Calendar anxiety comes from two distinct sources that require different responses. The first is genuine overload — more commitments than the available time can support. This is a real problem and the solution is reduction. The second is uncertainty — not knowing what's coming, what it will cost, whether you'll be prepared, whether you're forgetting something important. This is a data problem, not a volume problem.

A useful test: think about a week you found difficult. Was it difficult because you had too much, or because you couldn't see the full picture clearly? Many people conflate these. A heavy week with clear visibility feels manageable. A lighter week with gaps in your mental model of what's happening can feel just as anxious.

Vague dread and concrete reality are not the same thing.
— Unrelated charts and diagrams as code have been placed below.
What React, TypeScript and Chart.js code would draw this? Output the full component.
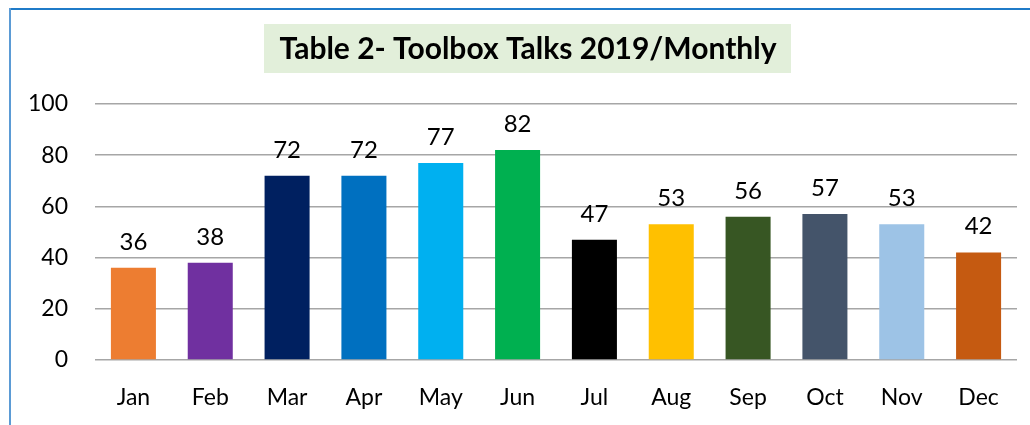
import React, { useEffect, useRef } from "react";
import { Chart, registerables } from "chart.js";

Chart.register(...registerables);

const months = ["Jan", "Feb", "Mar", "Apr", "May", "Jun", "Jul", "Aug", "Sep", "Oct", "Nov", "Dec"];
const talks = [36, 38, 72, 72, 77, 82, 47, 53, 56, 57, 53, 42];
const barColors = [
  "#ED7D31", "#7030A0", "#002060", "#0070C0", "#00B0F0", "#00B050",
  "#000000", "#FFC000", "#375623", "#44546A", "#9DC3E6", "#C55A11",
];
const titleText = "Table 2- Toolbox Talks 2019/Monthly";
const yMin = 0;
const yMax = 100;
const yStep = 20;

const FONT = "Lato";

const titlePlugin = {
  id: "titleBox",
  afterDraw(chart: any) {
    const ctx = chart.ctx;
    ctx.save();
    ctx.fillStyle = "#E2EFDA";
    ctx.fillRect(264, 24, 527, 49);
    ctx.font = `bold 30px ${FONT}`;
    ctx.fillStyle = "#000000";
    ctx.textAlign = "center";
    ctx.textBaseline = "middle";
    ctx.fillText(titleText, 528, 49);
    ctx.restore();
  },
};

const valueLabels = {
  id: "valueLabels",
  afterDatasetsDraw(chart: any) {
    const ctx = chart.ctx;
    const meta = chart.getDatasetMeta(0);
    ctx.save();
    ctx.font = `24px ${FONT}`;
    ctx.fillStyle = "#000000";
    ctx.textAlign = "center";
    ctx.textBaseline = "alphabetic";
    meta.data.forEach((bar: any, i: number) => {
      ctx.fillText(String(talks[i]), bar.x, bar.y - 18);
    });
    ctx.restore();
  },
};

export default function App() {
  const ref = useRef<HTMLCanvasElement>(null);
  useEffect(() => {
    if (!ref.current) return;
    const chart = new Chart(ref.current, {
      type: "bar",
      data: {
        labels: months,
        datasets: [
          {
            data: talks,
            backgroundColor: barColors,
            borderWidth: 0,
            categoryPercentage: 1,
            barPercentage: 0.586,
          },
        ],
      },
      options: {
        animation: false,
        responsive: false,
        layout: { padding: { top: 104, right: 13, left: 0, bottom: 0 } },
        plugins: {
          legend: { display: false },
          title: { display: false },
          tooltip: { enabled: false },
        },
        scales: {
          x: {
            grid: { display: false, drawTicks: false },
            border: { display: false },
            ticks: { color: "#000000", font: { family: FONT, size: 23 }, padding: 24 },
            afterFit: (s: any) => { s.height = 65; },
          },
          y: {
            min: yMin,
            max: yMax,
            ticks: { stepSize: yStep, color: "#000000", font: { family: FONT, size: 23 }, padding: 27 },
            grid: { color: "#A6A6A6", lineWidth: 1.5, drawTicks: false },
            border: { display: false },
            afterFit: (s: any) => { s.width = 95; },
          },
        },
      },
      plugins: [titlePlugin, valueLabels],
    });
    return () => chart.destroy();
  }, []);

  return (
    <div style={{ position: "absolute", left: 0, top: 0, width: 1030, height: 425, background: "#fff" }}>
      <canvas ref={ref} width={1030} height={425} />
      <div style={{ position: "absolute", left: 9, top: 8, right: 0, height: 0, borderTop: "2px solid #1F7BC8" }} />
      <div style={{ position: "absolute", left: 9, top: 8, bottom: 0, width: 0, borderLeft: "2px solid #5B9BD5" }} />
    </div>
  );
}
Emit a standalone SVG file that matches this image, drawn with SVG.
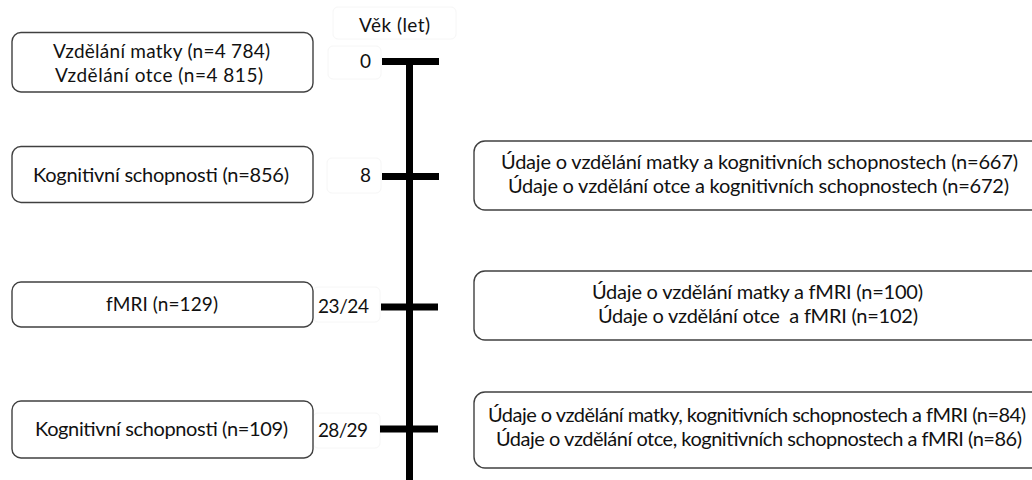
<svg xmlns="http://www.w3.org/2000/svg" width="1032" height="480" viewBox="0 0 1032 480">
<style>
.box{fill:#fff;stroke:#404040;stroke-width:1.4}
.faint{fill:none;stroke:#f6f6f6;stroke-width:1}
text{font-family:Lato,"Liberation Sans",sans-serif;font-size:19px;fill:#111}
.big{font-size:20px}
.c{text-anchor:middle}
.axis{stroke:#000;stroke-width:7;fill:none}
</style>
<rect width="1032" height="480" fill="#fff"/>
<g id="labels">
<rect class="faint" x="333" y="7" width="123" height="32" rx="5"/>
<text class="c" x="394.5" y="32" textLength="71">Věk (let)</text>
<rect class="faint" x="328" y="46" width="53" height="33" rx="5"/>
<text class="c" x="365.5" y="68">0</text>
<rect class="faint" x="327" y="158" width="54" height="35" rx="5"/>
<text class="c" x="365.5" y="182">8</text>
<rect class="faint" x="313" y="287" width="67" height="35" rx="5"/>
<text x="318" y="313" textLength="51">23/24</text>
<rect class="faint" x="313" y="413" width="67" height="35" rx="5"/>
<text x="318" y="437" textLength="50">28/29</text>
</g>
<g id="timeline">
<line class="axis" x1="409.5" y1="62" x2="409.5" y2="480"/>
<line class="axis" x1="382" y1="61.5" x2="439" y2="61.5"/>
<line class="axis" x1="382" y1="176.5" x2="439" y2="176.5"/>
<line class="axis" x1="381" y1="307" x2="438" y2="307"/>
<line class="axis" x1="380" y1="429" x2="438" y2="429"/>
</g>
<g id="left-0">
<rect class="box" x="12" y="32.5" width="301" height="59.5" rx="9"/>
<text class="c" x="161.5" y="58" textLength="217">Vzdělání matky (n=4 784)</text>
<text class="c" x="159" y="82" textLength="208">Vzdělání otce (n=4 815)</text>
</g>
<g id="left-8">
<rect class="box" x="12" y="146.5" width="301" height="56" rx="9"/>
<text class="c big" x="161" y="182" textLength="256">Kognitivní schopnosti (n=856)</text>
</g>
<g id="left-23">
<rect class="box" x="12" y="282" width="301" height="45" rx="9"/>
<text class="c" x="162" y="311" textLength="112">fMRI (n=129)</text>
</g>
<g id="left-28">
<rect class="box" x="12" y="401" width="301" height="57" rx="9"/>
<text class="c big" x="161.5" y="436" textLength="253">Kognitivní schopnosti (n=109)</text>
</g>
<g id="right-8">
<rect class="box" x="474" y="141" width="580" height="69" rx="11"/>
<text class="c big" x="759.5" y="169" textLength="517">Údaje o vzdělání matky a kognitivních schopnostech (n=667)</text>
<text class="c big" x="758.5" y="193" textLength="501">Údaje o vzdělání otce a kognitivních schopnostech (n=672)</text>
</g>
<g id="right-23">
<rect class="box" x="474" y="271" width="580" height="69" rx="11"/>
<text class="c big" x="757.5" y="299" textLength="331">Údaje o vzdělání matky a fMRI (n=100)</text>
<text class="c big" x="758" y="323" textLength="320" xml:space="preserve">Údaje o vzdělání otce  a fMRI (n=102)</text>
</g>
<g id="right-28">
<rect class="box" x="474" y="392" width="580" height="76" rx="11"/>
<text class="c big" x="757" y="422" textLength="538">Údaje o vzdělání matky, kognitivních schopnostech a fMRI (n=84)</text>
<text class="c big" x="759" y="446" textLength="526">Údaje o vzdělání otce, kognitivních schopnostech a fMRI (n=86)</text>
</g>
</svg>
Even a genuinely bad week feels more navigable when you can see exactly what's in it.

The Monday Preview Habit

One of the most effective anxiety-reduction habits for calendar stress is a Monday morning preview: 10 minutes looking at the full week, noting what's coming, flagging anything that needs preparation, and confirming there are no conflicts or forgotten commitments. This doesn't change the week. It converts uncertain anxiety into concrete knowledge — which your brain handles dramatically better.

The preview works because most calendar anxiety is prospective: it's about what might happen. The moment you look at it directly, a significant portion of the anxiety dissipates. The week is still full. But it's now a specific kind of full, with specific things, at specific times — not a looming undifferentiated mass of obligation.

The Paradox of Wanting Fewer Meetings

When people say "I just want fewer meetings," they usually mean something more specific: they want to feel less reactive, less fragmented, less like time is happening to them rather than being directed by them. Sometimes fewer meetings genuinely solves that. But often what they actually want is clarity — about what's fixed versus flexible, about where the open time is, about whether the week is navigable. More clarity can resolve anxiety that more cancellations wouldn't touch.

Visibility as a Practice

Building a regular relationship with your calendar — not just using it reactively to check what's next, but actively looking at the shape of your week and the patterns of your time — is one of the higher-leverage habits available to a knowledge worker. It's not about optimization. It's about replacing the vague dread of the unknown with the concrete confidence of knowing exactly what you're dealing with.